Errors on Magnitudes

To begin with, we assume that the errors on the magnitudes are small. Otherwise, the approximation we made in figure 104 is not valid and we cannot apply the equation of error propagation. The magnitude equation is \(m = -2.5 \log_{10} f + c\). Therefore \[\sigma_m = \frac{dm}{df} \sigma_f.\] To differentiate \(\log_{10} f\) we use the change of base formula to write \[ \log_{10} f = \frac{ \ln f }{\ln 10} \approx \frac{\ln f}{2.3} .\] Therefore, \(m = -\frac{2.5}{2.3} \ln f + c\) and \[ \frac{dm}{df} \approx \frac{-2.5}{2.3f} = \frac{1.09}{f},\] and \[ | \sigma_m | = 1.09 \frac{ \sigma_f }{ f} \approx \frac{ \sigma_f }{ f},\] where we have ignored the sign of \(\sigma_m\). Thus, to a rough approximation (and for small errors), the uncertainty in the magnitude is equal to the fractional error on the flux.

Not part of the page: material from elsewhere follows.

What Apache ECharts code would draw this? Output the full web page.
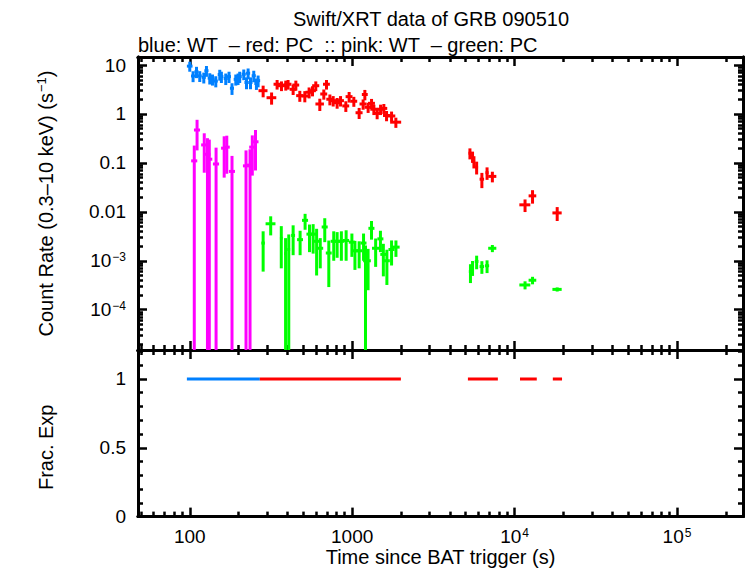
<!DOCTYPE html>
<html>
<head>
<meta charset="utf-8">
<script src="https://cdn.jsdelivr.net/npm/echarts@6/dist/echarts.min.js"></script>
<style>
html,body{margin:0;padding:0;background:#fff}
#chart{width:746px;height:568px}
</style>
</head>
<body>
<div id="chart"></div>
<script>
// [time (s), time half-width, rate, rate error]
var blueWT = [
    [100, 4, 9.5, 2.2], [104.8, 3, 5.97, 1.5], [110, 3.2, 7.3, 1.9], [115.2, 3.3, 6.0, 1.5],
    [122, 3.5, 5.6, 1.4], [126.7, 3.7, 7.65, 1.9], [132.8, 3.9, 5.4, 1.4], [138, 4, 5.1, 1.3],
    [144.6, 4.2, 4.7, 1.2], [153, 4.4, 6.4, 1.6], [156.6, 4.5, 5.8, 1.5], [166.6, 4.8, 5.3, 1.4],
    [174.5, 5, 5.8, 1.5], [182, 5.3, 3.35, 0.9], [192, 5.6, 5.1, 1.3], [198.3, 5.7, 5.3, 1.4],
    [203, 5.9, 5.8, 1.5], [215, 6.2, 6.5, 1.6], [223.6, 6.5, 4.4, 1.2], [228.7, 6.6, 6.8, 1.7],
    [236.5, 6.9, 4.4, 1.2], [247.8, 7.2, 6.05, 1.6], [257.3, 7.5, 4.2, 1.1], [263.5, 7.7, 4.8, 1.3]
];
var redPC = [
    [283, 18, 2.99, 0.8], [319, 22, 2.15, 0.6], [345, 17, 4.05, 0.9], [367, 18, 3.78, 0.85],
    [390, 19, 3.9, 0.9], [403, 20, 4.05, 0.9], [433, 21, 3.19, 0.75], [450, 22, 3.9, 0.9],
    [476, 24, 2.37, 0.6], [511, 25, 2.33, 0.6], [543, 27, 2.78, 0.7], [570, 28, 2.99, 0.7],
    [597, 30, 3.78, 0.85], [632, 38, 1.6, 0.45], [669, 33, 2.56, 0.6], [695, 34, 4.05, 0.9],
    [729, 36, 2.0, 0.5], [764, 38, 1.87, 0.45], [808, 40, 1.7, 0.42], [848, 42, 1.87, 0.45],
    [914, 45, 1.46, 0.36], [958, 47, 2.26, 0.55], [1024, 50, 1.82, 0.42], [1104, 55, 1.06, 0.27],
    [1168, 58, 1.6, 0.38], [1197, 50, 2.5, 0.6], [1254, 62, 1.37, 0.32], [1316, 65, 1.65, 0.38],
    [1360, 67, 1.25, 0.3], [1425, 70, 1.03, 0.25], [1496, 74, 1.25, 0.3], [1567, 77, 1.3, 0.3],
    [1628, 80, 0.93, 0.22], [1748, 95, 0.91, 0.21], [1858, 145, 0.68, 0.16],
    [5310, 110, 0.158, 0.04], [5510, 90, 0.135, 0.035], [5620, 90, 0.107, 0.03],
    [5840, 120, 0.082, 0.024], [6290, 200, 0.0465, 0.016], [6770, 150, 0.063, 0.018],
    [7300, 420, 0.053, 0.013], [11600, 900, 0.0139, 0.004], [12900, 700, 0.0212, 0.0065],
    [18300, 1200, 0.0095, 0.003]
];
var pinkWT = [
    [106.6, 4.6, 0.110, 0.116], [110.9, 4.8, 0.47, 0.29], [122.8, 5.3, 0.233, 0.17],
    [128.5, 5.5, 0.15, 0.17], [131.9, 5.7, 0.119, 0.18], [145.2, 6.3, 0.095, 0.11],
    [162.9, 7, 0.20, 0.15], [169, 7.3, 0.21, 0.15], [182, 7.8, 0.067, 0.072],
    [222, 9.5, 0.087, 0.093], [235, 10, 0.09, 0.10], [242.7, 10.5, 0.21, 0.155],
    [254, 11, 0.27, 0.20]
];
var greenPC = [
    [283, 7, 2.3e-3, 1.7e-3], [315, 22, 5.7e-3, 2.4e-3], [366, 7, 2.9e-3, 2.2e-3],
    [389, 8, 1.4e-3, 1.5e-3], [407, 8, 1.7e-3, 1.75e-3], [433, 12, 3.3e-3, 2.0e-3],
    [478, 20, 2.7e-3, 1.4e-3], [513, 22, 6.7e-3, 2.4e-3], [546, 23, 3.5e-3, 2.0e-3],
    [575, 25, 3.5e-3, 2.1e-3], [604, 25, 2.5e-3, 2.0e-3], [636, 27, 1.8e-3, 1.1e-3],
    [678, 29, 4.9e-3, 2.5e-3], [718, 30, 1.44e-3, 1.15e-3], [770, 33, 2.5e-3, 1.5e-3],
    [808, 35, 2.5e-3, 1.35e-3], [858, 37, 2.5e-3, 1.5e-3], [918, 40, 2.6e-3, 1.6e-3],
    [996, 43, 2.4e-3, 1.2e-3], [1040, 45, 1.6e-3, 0.95e-3], [1104, 47, 1.6e-3, 0.9e-3],
    [1175, 50, 2.3e-3, 1.3e-3], [1208, 40, 1.0e-3, 1.05e-3], [1253, 50, 1.0e-3, 0.75e-3],
    [1315, 56, 4.6e-3, 1.9e-3], [1395, 70, 1.8e-3, 1.05e-3], [1493, 64, 2.8e-3, 1.3e-3],
    [1556, 66, 1.35e-3, 0.87e-3], [1636, 70, 1.0e-3, 0.68e-3], [1748, 75, 1.7e-3, 0.9e-3],
    [1860, 100, 1.9e-3, 0.7e-3],
    [5350, 120, 6.0e-4, 2.5e-4], [5510, 100, 7.4e-4, 2.5e-4], [5840, 150, 9.7e-4, 3.0e-4],
    [6290, 200, 7.6e-4, 2.2e-4], [6770, 200, 7.9e-4, 2.3e-4], [7300, 420, 1.8e-3, 0.3e-3],
    [11600, 900, 3.2e-4, 0.6e-4], [12900, 700, 4.0e-4, 0.7e-4], [18300, 1200, 2.6e-4, 0.25e-4]
];
// [start, end, fractional exposure]
var fracBlue = [[96, 270, 1]];
var fracRed = [[270, 1995, 1], [5160, 7890, 1], [10800, 13700, 1], [17200, 19600, 1]];

var timeTicks = [100, 1000, 1e4, 1e5];
var timeLabels = ['100', '1000', '10{s|4}', '10{s|5}'];
var timeMinor = [50, 60, 70, 80, 90, 200, 300, 400, 500, 600, 700, 800, 900,
    2000, 3000, 4000, 5000, 6000, 7000, 8000, 9000,
    20000, 30000, 40000, 50000, 60000, 70000, 80000, 90000, 200000];
var rateTicks = [10, 1, 0.1, 0.01, 1e-3, 1e-4];
var rateLabels = ['10', '1', '0.1', '0.01', '10{s|−3}', '10{s|−4}'];
var rateDecades = [1e-5, 1e-4, 1e-3, 0.01, 0.1, 1];
var rateSteps = [2, 3, 4, 5, 6, 7, 8, 9];
var fracTicks = [0, 0.5, 1];
var fracMinor = [0.1, 0.2, 0.3, 0.4, 0.6, 0.7, 0.8, 0.9, 1.1, 1.2];

var X_MIN = 48, X_MAX = 255000;
var Y_MIN = 1.5e-5, Y_MAX = 14.6;
var FONT = 'Liberation Sans';

var rateMinor = [];
rateDecades.forEach(function(d){
    rateSteps.forEach(function(s){ rateMinor.push(s * d); });
});

function pickLabel(v, ticks, labels){
    for (var i = 0; i < ticks.length; i++) {
        if (Math.abs(Math.log10(v) - Math.log10(ticks[i])) < 0.01) return labels[i];
    }
    return '';
}

var richSup = {
    s: {fontSize: 12, fontFamily: FONT, color: '#000', verticalAlign: 'top', padding: [0, 0, 8, 1]}
};

function timeAxis(grid, pos, ticks, len, labelled){
    return {
        type: 'log', logBase: 10, gridIndex: grid, position: pos, min: X_MIN, max: X_MAX,
        axisLine: {show: true, onZero: false, lineStyle: {color: '#000', width: 3}},
        axisTick: {show: true, inside: true, length: len, customValues: ticks,
            lineStyle: {color: '#000', width: 2.5}},
        axisLabel: {show: labelled, customValues: timeTicks, margin: 10, color: '#000',
            fontSize: 19, fontFamily: FONT,
            formatter: function(v){ return pickLabel(v, timeTicks, timeLabels); },
            rich: richSup},
        splitLine: {show: false}
    };
}
function rateAxis(pos, ticks, len, labelled){
    return {
        type: 'log', logBase: 10, gridIndex: 0, position: pos, min: Y_MIN, max: Y_MAX,
        axisLine: {show: true, onZero: false, lineStyle: {color: '#000', width: 3}},
        axisTick: {show: true, inside: true, length: len, customValues: ticks,
            lineStyle: {color: '#000', width: 2.5}},
        axisLabel: {show: labelled, customValues: rateTicks, margin: 12, color: '#000',
            fontSize: 19, fontFamily: FONT,
            formatter: function(v){ return pickLabel(v, rateTicks, rateLabels); },
            rich: richSup},
        splitLine: {show: false}
    };
}
function fracAxis(pos, ticks, len, labelled){
    return {
        type: 'value', gridIndex: 1, position: pos, min: 0, max: 1.21,
        axisLine: {show: true, onZero: false, lineStyle: {color: '#000', width: 3}},
        axisTick: {show: true, inside: true, length: len, customValues: ticks,
            lineStyle: {color: '#000', width: 2.5}},
        axisLabel: {show: labelled, customValues: fracTicks, margin: 12, color: '#000',
            fontSize: 19, fontFamily: FONT},
        splitLine: {show: false}
    };
}

function renderErr(params, api){
    var t = api.value(0), dt = api.value(1), r = api.value(2), dr = api.value(3);
    var lo = r - dr > 0 ? r - dr : Y_MIN;
    var a = api.coord([t - dt, r]), b = api.coord([t + dt, r]);
    var c = api.coord([t, r + dr]), d = api.coord([t, lo]);
    var style = {stroke: api.visual('color'), lineWidth: 3};
    return {type: 'group', children: [
        {type: 'line', shape: {x1: a[0], y1: a[1], x2: b[0], y2: b[1]}, style: style},
        {type: 'line', shape: {x1: c[0], y1: c[1], x2: d[0], y2: d[1]}, style: style}
    ]};
}
function renderFrac(params, api){
    var a = api.coord([api.value(0), api.value(2)]);
    var b = api.coord([api.value(1), api.value(2)]);
    return {type: 'line', shape: {x1: a[0], y1: a[1], x2: b[0], y2: b[1]},
        style: {stroke: api.visual('color'), lineWidth: 3}};
}
function errSeries(name, data, color){
    return {name: name, type: 'custom', xAxisIndex: 0, yAxisIndex: 0, clip: true,
        renderItem: renderErr, encode: {x: 0, y: 2}, itemStyle: {color: color},
        data: data, silent: true};
}
function fracSeries(name, data, color){
    return {name: name, type: 'custom', xAxisIndex: 4, yAxisIndex: 4, clip: true,
        renderItem: renderFrac, encode: {x: [0, 1], y: 2}, itemStyle: {color: color},
        data: data, silent: true};
}

var chart = echarts.init(document.getElementById('chart'), null, {renderer: 'svg'});
var option = {
    backgroundColor: '#fff',
    animation: false,
    textStyle: {fontFamily: FONT},
    graphic: [
        {type: 'text', x: 431, y: 19, style: {text: 'Swift/XRT data of GRB 090510',
            font: '20px "Liberation Sans"', fill: '#000', textAlign: 'center', textVerticalAlign: 'middle',
            align: 'center', verticalAlign: 'middle'}},
        {type: 'text', x: 138, y: 45, style: {text: 'blue: WT  – red: PC  :: pink: WT  – green: PC',
            font: '20px "Liberation Sans"', fill: '#000', textAlign: 'left', textVerticalAlign: 'middle',
            align: 'left', verticalAlign: 'middle'}}
    ],
    grid: [
        {left: 138, right: 3, top: 57, height: 293},
        {left: 138, right: 3, top: 350, height: 168}
    ],
    xAxis: [
        timeAxis(0, 'bottom', timeTicks, 9, false),
        timeAxis(0, 'bottom', timeMinor, 5, false),
        timeAxis(0, 'top', timeTicks, 9, false),
        timeAxis(0, 'top', timeMinor, 5, false),
        Object.assign(timeAxis(1, 'bottom', timeTicks, 9, true), {
            name: 'Time since BAT trigger (s)', nameLocation: 'middle', nameGap: 30,
            nameTextStyle: {fontSize: 20, fontFamily: FONT, color: '#000'}}),
        timeAxis(1, 'bottom', timeMinor, 5, false),
        timeAxis(1, 'top', timeTicks, 9, false),
        timeAxis(1, 'top', timeMinor, 5, false)
    ],
    yAxis: [
        Object.assign(rateAxis('left', rateTicks, 9, true), {
            name: '{a|Count Rate (0.3–10 keV) (s}{s|−1}{a|)}', nameLocation: 'middle', nameGap: 82,
            nameRotate: 90,
            nameTextStyle: {color: '#000', rich: {
                a: {fontSize: 20, fontFamily: FONT, color: '#000'},
                s: {fontSize: 13, fontFamily: FONT, color: '#000', verticalAlign: 'top', padding: [0, 0, 8, 1]}}}}),
        rateAxis('left', rateMinor, 5, false),
        rateAxis('right', rateTicks, 9, false),
        rateAxis('right', rateMinor, 5, false),
        Object.assign(fracAxis('left', fracTicks, 9, true), {
            name: 'Frac. Exp', nameLocation: 'middle', nameGap: 82, nameRotate: 90,
            nameTextStyle: {fontSize: 20, fontFamily: FONT, color: '#000', padding: [0, 28, 0, 0]}}),
        fracAxis('left', fracMinor, 5, false),
        fracAxis('right', fracTicks, 9, false),
        fracAxis('right', fracMinor, 5, false)
    ],
    series: [
        errSeries('blue WT', blueWT, '#0080ff'),
        errSeries('red PC', redPC, '#ff0000'),
        errSeries('pink WT', pinkWT, '#ff00ff'),
        errSeries('green PC', greenPC, '#00ff00'),
        fracSeries('frac WT', fracBlue, '#0080ff'),
        fracSeries('frac PC', fracRed, '#ff0000')
    ]
};
chart.setOption(option);
</script>
</body>
</html>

For example, suppose we measure the magnitude of a star as \(m = 15 \pm 0.1\). This means that \(\sigma_f = 0.1 f\) - the flux is measured with an uncertainty of 10%. Put another way, the signal-to-noise ratio of this measurement is \(\frac{f}{\sigma_f} = 10\). Remembering this approximation is an excellent way to quickly understand the precision of astronomical brightness measurements. A magnitude error of 0.1 corresponds to a signal/noise ratio of 10. A magnitude error of 0.01 corresponds to a signal to noise ratio of 100, or a measure of the flux with 1% uncertainty.